The victory was part of a seven-game winning streak that vaulted the Kings to the top of the Pacific Division while the Warriors were heading in the opposite direction. Sacramento wound up earning a playoff spot for the first time since 2006, but also claiming its first division title since 2003
The question now is: Can an inexperienced club continue to have that level of success in the postseason, especially when having to deal with the playoff-tested defending champions in the first round?
Kings coach Mike Brown, who was with the Warriors as an assistant last season, admits he's not sure
"I don't think there's any other way but to go through it," he said. "You prepare your team as best you can, and you talk to them about the experiences that you've had as a coach and as a player, and then you lace them up and you go out there and you get through it.
"As we all know, there's no better teacher than experience. But you can talk until you're blue in the face. You can watch film until you're blue in the face. You could drill it until you're blue in the face. It's hard to simulate what it's really going to be like until you actually go through it."

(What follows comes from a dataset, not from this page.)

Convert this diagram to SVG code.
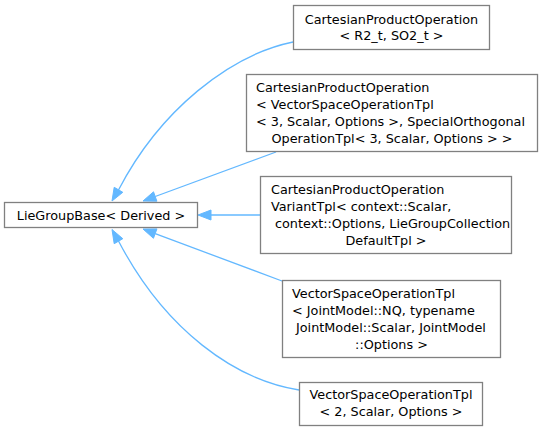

The Warriors also enter the series in season-best health, which includes the return of Andrew Wiggins from a 25-game absence for personal reasons. The five days off afforded non-play-in tournament participants has helped last year's key playoff contributor work his way back into shape deemed good enough to make his return, perhaps as a reserve early in the series
Golden State opens the best-of-seven event on the road, but that hasn't been an obstacle in recent years as they've won at least one road game in an NBA-record 27 straight series and prevailed in 22 of their last 24 series overall dating back to the start of their run of four championships in eight years. They've won 18 straight series over Western competition in that span.
They've also taken Game 1 in the first round on seven straight occasions.
Although rarely satisfied with his team's play during the regular season, Warriors coach Steve Kerr admitted this week his team has demonstrated in past years an ability to save its best for the finish
"We got where we needed to get and that's into the playoffs," he said. "We've got a chance and that's all we were hoping for."